11 thoughts on Why your indie budget calculations are massively, stupidly WRONG on every level.

  1. [quote]
    Reality Check #2: Its quite practical to employ programmers on the other side of the planet, even without meeting them


    And of course you can also relocate yourself. In a previous life, I spent 5 or so years living in a goat shed in the sticks of Cyprus as a bohemian artist. Pre-Cypriot EU membership, I needed 1700 quid and to pass TB and HIV tests for a residency permit.

    As for chair’s I’ve got a standing desk (it’s really an A0 drawing board turned horizontal) and a high draughtsman’s chair which cost 80 quid new. This little setup gives the opportunity to move occaisionally.

    Also I like my flooded hole in the road. ;)

  2. It boggles the mind that indie devs would _willingly_ choose to locate themselves in an area with extremely high cost of living like San Francisco, NY, or really any overpriced metropolitan area. When you’re looking to work for someone else, sure, it makes sense to go where the jobs are — but if you’re starting out small as an indie dev studio, presumably with a group of friends or relying on contractors — why not move somewhere cheap and keep your burn rate as low as possible?

    There are incredibly affordable areas, even in the US and Canada: 3 bedroom houses near me are renting for $400/mo. This is a place with an aging population, zero crime, low property taxes. Health care is “free”, I know the people who grow my food and butcher my steak, and yet there’s probably not another programmer within 100 miles of me.
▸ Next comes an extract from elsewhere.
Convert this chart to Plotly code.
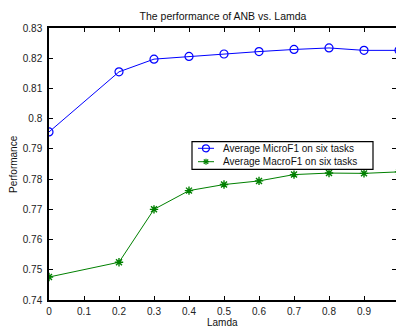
import plotly.graph_objects as go

lamda = [0, 0.2, 0.3, 0.4, 0.5, 0.6, 0.7, 0.8, 0.9, 1.0]
micro_f1 = [0.7956, 0.8155, 0.8197, 0.8206, 0.8214, 0.8222, 0.8229, 0.8234, 0.8226, 0.8226]
macro_f1 = [0.7476, 0.7525, 0.7700, 0.7762, 0.7782, 0.7794, 0.7815, 0.7820, 0.7819, 0.7824]
series_names = ["Average MicroF1 on six tasks", "Average MacroF1 on six tasks"]
x_ticks = [0, 0.1, 0.2, 0.3, 0.4, 0.5, 0.6, 0.7, 0.8, 0.9]
x_tick_labels = ["0", "0.1", "0.2", "0.3", "0.4", "0.5", "0.6", "0.7", "0.8", "0.9"]
y_ticks = [0.74, 0.75, 0.76, 0.77, 0.78, 0.79, 0.80, 0.81, 0.82, 0.83]
y_tick_labels = ["0.74", "0.75", "0.76", "0.77", "0.78", "0.79", "0.8", "0.81", "0.82", "0.83"]

FONT = "Liberation Sans, Arial, Helvetica, sans-serif"
BLUE = "#0000FF"
GREEN = "#008000"

W, H = 396, 327
L, R, T, B = 49, 0, 28, 27
PW, PH = W - L - R, H - T - B


def px(xp):
    return (xp - L) / PW


def py(yp):
    return (H - B - yp) / PH


fig = go.Figure()
fig.add_trace(go.Scatter(
    x=lamda, y=micro_f1, mode="lines+markers", name=series_names[0],
    line=dict(color=BLUE, width=1),
    marker=dict(symbol="circle-open", size=8, color=BLUE, line=dict(width=1.2, color=BLUE)),
    showlegend=False,
))
fig.add_trace(go.Scatter(
    x=lamda, y=macro_f1, mode="lines+markers", name=series_names[1],
    line=dict(color=GREEN, width=1),
    marker=dict(symbol="asterisk-open", size=7, color=GREEN, line=dict(width=1.4, color=GREEN)),
    showlegend=False,
))

axis_common = dict(
    showline=True, linecolor="black", linewidth=1.5, mirror="ticks",
    ticks="inside", ticklen=4, tickwidth=1, tickcolor="black",
    showgrid=False, zeroline=False, automargin=False,
    tickfont=dict(family=FONT, size=10, color="#222"),
)

# manual compact legend (box, sample lines, glyphs, labels)
lx0, lx1, ly0, ly1 = 192, 373, 141.7, 169.3
rows = [148.3, 161.7]
shapes = [dict(type="rect", xref="paper", yref="paper",
               x0=px(lx0), x1=px(lx1), y0=py(ly1), y1=py(ly0),
               line=dict(color="black", width=1.2), fillcolor="white", layer="above")]
annotations = []
colors = [BLUE, GREEN]
for i, yr in enumerate(rows):
    shapes.append(dict(type="line", xref="paper", yref="paper",
                       x0=px(198), x1=px(214), y0=py(yr), y1=py(yr),
                       line=dict(color=colors[i], width=1), layer="above"))
    annotations.append(dict(text=series_names[i], xref="paper", yref="paper",
                            x=px(221), y=py(yr), xanchor="left", yanchor="middle",
                            showarrow=False, font=dict(family=FONT, size=10, color="#111")))
# circle glyph
cx = 206
shapes.append(dict(type="circle", xref="paper", yref="paper",
                   x0=px(cx - 3.5), x1=px(cx + 3.5), y0=py(rows[0] + 3.5), y1=py(rows[0] - 3.5),
                   line=dict(color=BLUE, width=1.2), layer="above"))
# asterisk glyph
for dx, dy in [(3, 0), (0, 3), (2.2, 2.2), (2.2, -2.2)]:
    shapes.append(dict(type="line", xref="paper", yref="paper",
                       x0=px(cx - dx), x1=px(cx + dx), y0=py(rows[1] - dy), y1=py(rows[1] + dy),
                       line=dict(color=GREEN, width=1.2), layer="above"))

annotations += [
    dict(text="Performance", xref="paper", yref="paper", x=px(13), y=0.5,
         textangle=-90, showarrow=False, xanchor="center", yanchor="middle",
         font=dict(family=FONT, size=10, color="#111")),
    dict(text="Lamda", xref="paper", yref="paper", x=px(222), y=py(322.5),
         showarrow=False, xanchor="center", yanchor="middle",
         font=dict(family=FONT, size=10, color="#111")),
]

fig.update_layout(
    template="none",
    width=W, height=H,
    margin=dict(l=L, r=R, t=T, b=B, pad=0),
    paper_bgcolor="white", plot_bgcolor="white",
    showlegend=False,
    title=dict(
        text="The performance of ANB vs. Lamda",
        x=223 / W, xanchor="center", xref="container",
        y=1 - 16 / H, yanchor="middle", yref="container",
        font=dict(family=FONT, size=10.5, color="#111"),
    ),
    xaxis=dict(range=[0, 0.9914], tickvals=x_ticks, ticktext=x_tick_labels,
               ticklabelstandoff=1, **axis_common),
    yaxis=dict(range=[0.74, 0.83], tickvals=y_ticks, ticktext=y_tick_labels,
               ticklabelstandoff=3, **axis_common),
    shapes=shapes,
    annotations=annotations,
)

fig.write_html(
    "out.html",
    config={"displayModeBar": False},
    post_script="document.body.style.margin='0';document.body.style.overflow='hidden';",
)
    At the very least I’d expect more contractors to have wizened up. I’ve landed plenty of jobs simply through a combination of low-balling and being located domestically, and while the money I make wouldn’t go far in SF, I suspect after adjusting for tax and cost of living, I’m doing quite a bit better than everyone except the guys pulling $180k+.

  3. I’m an indie developer in San Francisco. I manage to do it by not REALLY doing it. I have a full time job which I like and also pays the bills, and on my commute and on some weekends I work on my indie stuff. It works out well.
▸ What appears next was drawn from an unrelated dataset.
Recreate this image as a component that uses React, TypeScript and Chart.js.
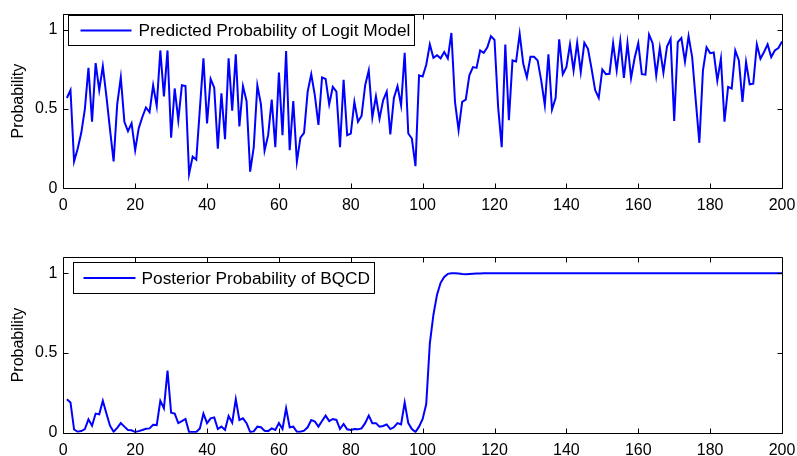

    That being said, California charges $800 / year for an LLC to even exist, so you actually have to bring a bit of money in or your indie game hobby will literally be an expense. And don’t do a sole proprietorship (cheaper) – that’s a legal problem waiting to happen.

  4. Unfortunately, it’s a behavior we have observed for several years now in pretty much all industries on this side of the world (Canada). For some reasons, a generation of workers seems to have forget the concept of working hard and getting experience in your field and are expecting all job perks from day 1.

    I used to work for a local fair, hiring temp workers for the duration of the events (2 weeks) to sell entry tickets. It was easier to convince older people, quite often retirees looking for extra money or looking for a reason to meet people, to work for us than younger folks. Yes, this is paid at minimum salary; no you’re not going to dictate your work schedule; no, you can’t have lunch money; it’s a freaking 2 week gig with very simple manipulations, you don’t even have to be good with math, the computer will tell you how much change you have to give back, and thank god for it!

    1. Or it could be that young people have better options than older people and don’t need to take your shitty gig. Duh.

  5. This is a little tangential, but – frankly, the vast majority of “comp sci” graduates make me angry in a lot of ways. I do a lot of interviewing (for a major tech firm) and probably 90% of the comp sci grads I see have sleepwalked their way through three years of basic Java programming with a couple of additional modules, retained 10% of what they’ve been taught, and never applied so much as a neuron to independent thought. I need people who can teach themselves stuff, work things out for themselves, posses some curiosity, and care about details… and I hardly ever see that in comp sci grads. And I guess the same set of attributes apply as an absolute bare minimum for anyone hoping to make it as an independent outfit.

  6. They forgot to include the cost of a new house, in the bay area. Must have been an oversight. Those houses aren’t cheap and they aren’t going to pay for themselves.

  7. Those people should search on the Web (not ‘google’, which is a neologism coming from a brand, which is of the worst species of neologisms) the word ‘accounting’.

    All you are describing in great length (probably too long for anyone targeted to actually read) are ‘indirect costs’.
    By definition, not something you can link to a specific product/service, on the contrary of ‘direct costs’.

    Those are basic accounting words, and proper budget needs those notions. Engineering school usually teach basic accounting, and anyone aiming at being en entrepreneur at any point in life requires learning this.

    Another way to introduce indirect costs is to say:
    You need to deduct from you individual product/service profit the a sum of money you will use to pay back stuff you bought on the side (or integrate this sum in each individual product cost).
    This objects will be worth nothing at a point in time (which is usually standardized by regulation). This is the point where you should have gathered the money you paid for them, not before. And this money will come from, and be proportionally spread over, everything you sold meanwhile.

    How? Accounting gives you the keys. It is simple maths, really: practical and fun!

  8. Try coming at that question from another angle; what do you get from a Silicon Valley address? There’s an immediate bump to your clout, there’s access to a huge pool of enthusiastic talent (expensive and inexperienced, but let that go for now) and you have much easier access to investors looking for the next snapchat or instagram. You’re assuming a Silicon Valley startup game studio has a desire to actually produce games, I’m thinking they’re wanting to game the system.

  9. To be fair, they may just not realize how awful the game industry is. Good programmers can easily get close to $100k per year straight out of college, with good benefits and no death marches.. as long as they don’t make games.